Short task:
Lines from the one containing "Write a LaTeX" to the one containing "(hub) at (632.5,303)", both lines included, are to be extracted exactly from the data below; pictures are excluded.

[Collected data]
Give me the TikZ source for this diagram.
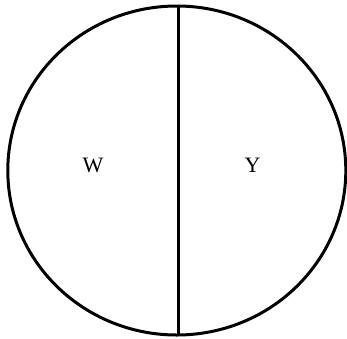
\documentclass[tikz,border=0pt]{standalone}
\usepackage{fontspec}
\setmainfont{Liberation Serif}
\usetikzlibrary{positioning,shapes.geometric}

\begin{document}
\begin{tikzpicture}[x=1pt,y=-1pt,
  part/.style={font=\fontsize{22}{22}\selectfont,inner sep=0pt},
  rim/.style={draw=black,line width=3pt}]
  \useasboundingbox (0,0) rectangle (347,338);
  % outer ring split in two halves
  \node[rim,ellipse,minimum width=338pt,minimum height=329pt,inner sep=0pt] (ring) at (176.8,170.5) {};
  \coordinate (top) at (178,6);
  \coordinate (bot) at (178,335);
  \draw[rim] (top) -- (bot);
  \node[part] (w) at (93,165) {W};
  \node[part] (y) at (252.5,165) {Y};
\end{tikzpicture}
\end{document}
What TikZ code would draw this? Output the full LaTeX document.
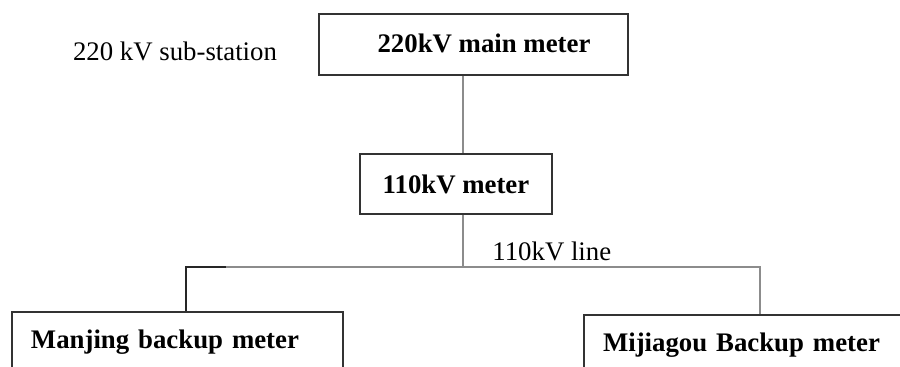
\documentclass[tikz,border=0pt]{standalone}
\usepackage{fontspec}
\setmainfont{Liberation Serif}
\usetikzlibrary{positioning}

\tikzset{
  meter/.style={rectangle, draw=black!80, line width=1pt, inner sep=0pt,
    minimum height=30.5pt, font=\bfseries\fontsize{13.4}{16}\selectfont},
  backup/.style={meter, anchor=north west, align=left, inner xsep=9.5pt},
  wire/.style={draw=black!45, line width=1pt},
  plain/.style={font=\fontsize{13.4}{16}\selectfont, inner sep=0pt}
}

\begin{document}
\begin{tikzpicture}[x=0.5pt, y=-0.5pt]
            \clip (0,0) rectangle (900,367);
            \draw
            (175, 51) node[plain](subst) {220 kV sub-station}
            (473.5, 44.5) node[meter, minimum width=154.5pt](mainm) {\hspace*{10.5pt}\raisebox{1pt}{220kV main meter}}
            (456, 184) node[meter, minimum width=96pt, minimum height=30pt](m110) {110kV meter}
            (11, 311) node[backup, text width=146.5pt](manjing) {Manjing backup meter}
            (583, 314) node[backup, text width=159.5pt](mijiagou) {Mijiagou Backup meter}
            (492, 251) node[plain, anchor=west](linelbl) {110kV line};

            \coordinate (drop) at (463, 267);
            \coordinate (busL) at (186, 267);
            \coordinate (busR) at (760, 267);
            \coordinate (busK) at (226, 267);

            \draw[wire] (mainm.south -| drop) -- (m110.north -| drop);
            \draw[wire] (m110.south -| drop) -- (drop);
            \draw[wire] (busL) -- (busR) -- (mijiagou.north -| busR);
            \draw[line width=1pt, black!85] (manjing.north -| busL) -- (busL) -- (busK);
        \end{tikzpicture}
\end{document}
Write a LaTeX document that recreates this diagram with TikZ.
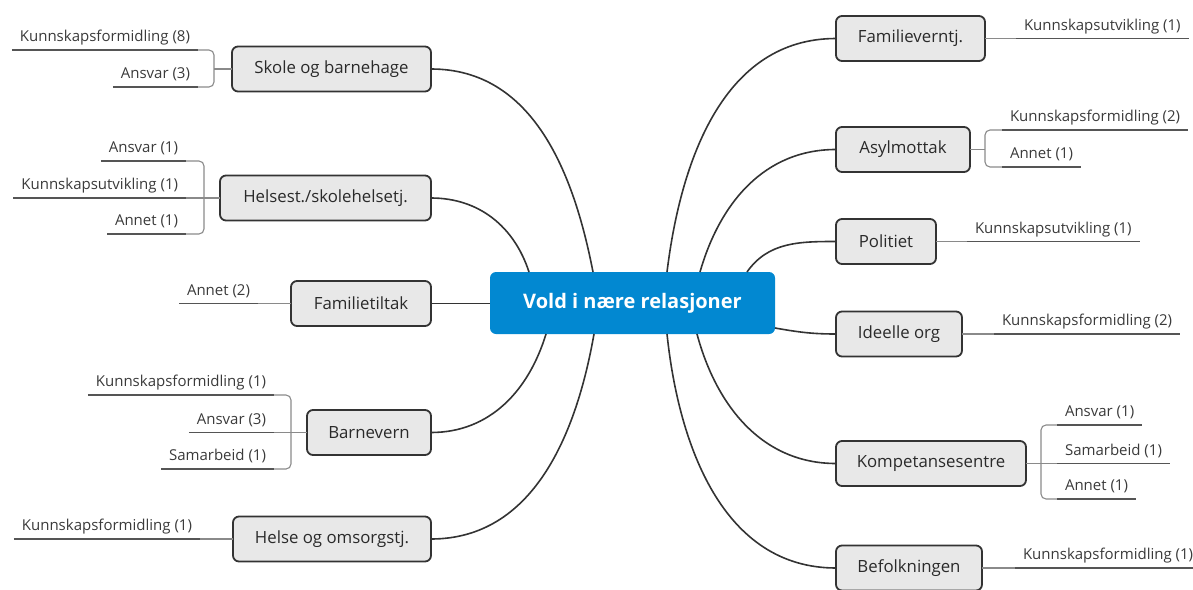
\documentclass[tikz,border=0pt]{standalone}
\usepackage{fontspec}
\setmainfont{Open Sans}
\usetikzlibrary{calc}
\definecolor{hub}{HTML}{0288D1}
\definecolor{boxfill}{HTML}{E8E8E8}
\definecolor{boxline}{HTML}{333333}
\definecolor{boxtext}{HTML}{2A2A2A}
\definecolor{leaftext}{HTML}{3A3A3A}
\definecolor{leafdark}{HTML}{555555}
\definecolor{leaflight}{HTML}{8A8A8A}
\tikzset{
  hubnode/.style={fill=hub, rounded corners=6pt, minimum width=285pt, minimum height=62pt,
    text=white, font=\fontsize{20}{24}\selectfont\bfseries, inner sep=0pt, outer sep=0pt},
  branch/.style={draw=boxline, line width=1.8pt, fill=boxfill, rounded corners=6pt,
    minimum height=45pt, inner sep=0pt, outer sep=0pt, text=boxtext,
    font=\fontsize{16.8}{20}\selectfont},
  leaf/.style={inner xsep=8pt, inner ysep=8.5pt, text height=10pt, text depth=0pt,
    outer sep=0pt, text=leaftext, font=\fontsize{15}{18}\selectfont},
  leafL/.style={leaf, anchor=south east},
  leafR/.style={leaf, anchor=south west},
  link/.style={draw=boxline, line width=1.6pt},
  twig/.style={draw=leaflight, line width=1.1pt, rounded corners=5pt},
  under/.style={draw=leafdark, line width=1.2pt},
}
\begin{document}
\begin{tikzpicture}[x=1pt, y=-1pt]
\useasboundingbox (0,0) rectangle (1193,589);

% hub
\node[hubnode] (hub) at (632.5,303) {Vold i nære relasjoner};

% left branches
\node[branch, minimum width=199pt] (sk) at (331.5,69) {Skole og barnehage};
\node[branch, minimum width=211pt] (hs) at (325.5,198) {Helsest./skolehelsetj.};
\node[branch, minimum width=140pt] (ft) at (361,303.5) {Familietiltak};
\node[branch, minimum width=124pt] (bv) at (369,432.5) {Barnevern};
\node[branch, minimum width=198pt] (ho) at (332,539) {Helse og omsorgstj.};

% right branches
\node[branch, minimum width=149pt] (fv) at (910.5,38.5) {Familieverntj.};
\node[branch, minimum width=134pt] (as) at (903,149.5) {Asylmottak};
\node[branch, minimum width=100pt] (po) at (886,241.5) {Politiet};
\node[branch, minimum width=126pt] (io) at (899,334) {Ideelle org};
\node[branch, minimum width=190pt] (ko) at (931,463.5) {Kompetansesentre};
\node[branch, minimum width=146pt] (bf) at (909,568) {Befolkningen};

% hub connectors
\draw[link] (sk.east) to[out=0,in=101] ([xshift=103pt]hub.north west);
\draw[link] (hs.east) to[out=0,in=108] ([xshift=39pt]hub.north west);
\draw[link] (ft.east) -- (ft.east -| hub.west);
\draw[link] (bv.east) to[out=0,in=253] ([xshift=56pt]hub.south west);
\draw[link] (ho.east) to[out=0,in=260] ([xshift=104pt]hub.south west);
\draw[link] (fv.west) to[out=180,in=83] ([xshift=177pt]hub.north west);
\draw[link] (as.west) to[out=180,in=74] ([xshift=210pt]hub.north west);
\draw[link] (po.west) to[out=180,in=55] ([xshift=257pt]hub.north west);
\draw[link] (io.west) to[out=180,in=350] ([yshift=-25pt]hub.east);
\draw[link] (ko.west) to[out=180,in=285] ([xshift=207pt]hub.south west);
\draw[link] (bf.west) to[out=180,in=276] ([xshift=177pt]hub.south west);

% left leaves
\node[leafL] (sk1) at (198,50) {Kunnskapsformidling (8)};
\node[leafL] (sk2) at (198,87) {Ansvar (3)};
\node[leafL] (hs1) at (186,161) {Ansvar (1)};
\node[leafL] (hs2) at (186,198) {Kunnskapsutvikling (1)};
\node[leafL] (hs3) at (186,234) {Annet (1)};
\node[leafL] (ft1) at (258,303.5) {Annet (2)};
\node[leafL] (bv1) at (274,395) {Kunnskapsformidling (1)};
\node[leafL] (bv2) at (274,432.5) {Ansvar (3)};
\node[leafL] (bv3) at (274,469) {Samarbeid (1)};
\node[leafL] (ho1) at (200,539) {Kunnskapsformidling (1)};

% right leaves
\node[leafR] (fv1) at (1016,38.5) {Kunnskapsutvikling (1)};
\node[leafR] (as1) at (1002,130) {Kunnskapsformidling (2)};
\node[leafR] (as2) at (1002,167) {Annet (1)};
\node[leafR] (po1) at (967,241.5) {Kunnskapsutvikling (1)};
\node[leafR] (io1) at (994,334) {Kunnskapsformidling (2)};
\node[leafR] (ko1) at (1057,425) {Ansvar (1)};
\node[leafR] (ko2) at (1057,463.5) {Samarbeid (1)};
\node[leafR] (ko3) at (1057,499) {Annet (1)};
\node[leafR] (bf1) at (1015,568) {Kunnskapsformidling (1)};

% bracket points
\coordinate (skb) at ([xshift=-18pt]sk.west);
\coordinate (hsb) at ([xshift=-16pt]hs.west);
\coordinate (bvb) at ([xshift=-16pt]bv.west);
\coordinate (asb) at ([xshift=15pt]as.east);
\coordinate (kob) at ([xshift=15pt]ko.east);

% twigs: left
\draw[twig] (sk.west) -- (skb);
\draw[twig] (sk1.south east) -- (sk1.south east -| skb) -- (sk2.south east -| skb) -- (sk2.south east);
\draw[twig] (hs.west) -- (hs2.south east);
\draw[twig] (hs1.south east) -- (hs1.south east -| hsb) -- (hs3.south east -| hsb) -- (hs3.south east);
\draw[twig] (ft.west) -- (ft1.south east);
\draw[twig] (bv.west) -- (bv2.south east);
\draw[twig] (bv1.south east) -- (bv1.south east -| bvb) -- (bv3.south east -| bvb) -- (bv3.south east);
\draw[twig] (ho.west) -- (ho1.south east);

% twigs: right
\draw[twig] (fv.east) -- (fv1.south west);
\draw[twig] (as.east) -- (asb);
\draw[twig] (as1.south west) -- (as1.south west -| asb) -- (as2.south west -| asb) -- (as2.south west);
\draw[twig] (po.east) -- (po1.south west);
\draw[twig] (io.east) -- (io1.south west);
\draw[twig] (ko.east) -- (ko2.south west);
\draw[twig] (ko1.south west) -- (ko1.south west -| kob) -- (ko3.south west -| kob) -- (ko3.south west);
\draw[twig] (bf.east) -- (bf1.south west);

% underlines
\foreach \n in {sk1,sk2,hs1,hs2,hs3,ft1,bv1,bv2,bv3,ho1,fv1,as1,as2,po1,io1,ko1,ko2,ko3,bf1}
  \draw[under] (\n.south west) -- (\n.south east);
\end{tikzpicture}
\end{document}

Output below:
Write a LaTeX document that recreates this diagram with TikZ.
\documentclass[tikz,border=0pt]{standalone}
\usepackage{fontspec}
\setmainfont{Open Sans}
\usetikzlibrary{calc}
\definecolor{hub}{HTML}{0288D1}
\definecolor{boxfill}{HTML}{E8E8E8}
\definecolor{boxline}{HTML}{333333}
\definecolor{boxtext}{HTML}{2A2A2A}
\definecolor{leaftext}{HTML}{3A3A3A}
\definecolor{leafdark}{HTML}{555555}
\definecolor{leaflight}{HTML}{8A8A8A}
\tikzset{
  hubnode/.style={fill=hub, rounded corners=6pt, minimum width=285pt, minimum height=62pt,
    text=white, font=\fontsize{20}{24}\selectfont\bfseries, inner sep=0pt, outer sep=0pt},
  branch/.style={draw=boxline, line width=1.8pt, fill=boxfill, rounded corners=6pt,
    minimum height=45pt, inner sep=0pt, outer sep=0pt, text=boxtext,
    font=\fontsize{16.8}{20}\selectfont},
  leaf/.style={inner xsep=8pt, inner ysep=8.5pt, text height=10pt, text depth=0pt,
    outer sep=0pt, text=leaftext, font=\fontsize{15}{18}\selectfont},
  leafL/.style={leaf, anchor=south east},
  leafR/.style={leaf, anchor=south west},
  link/.style={draw=boxline, line width=1.6pt},
  twig/.style={draw=leaflight, line width=1.1pt, rounded corners=5pt},
  under/.style={draw=leafdark, line width=1.2pt},
}
\begin{document}
\begin{tikzpicture}[x=1pt, y=-1pt]
\useasboundingbox (0,0) rectangle (1193,589);

% hub
\node[hubnode] (hub) at (632.5,303) {Vold i nære relasjoner};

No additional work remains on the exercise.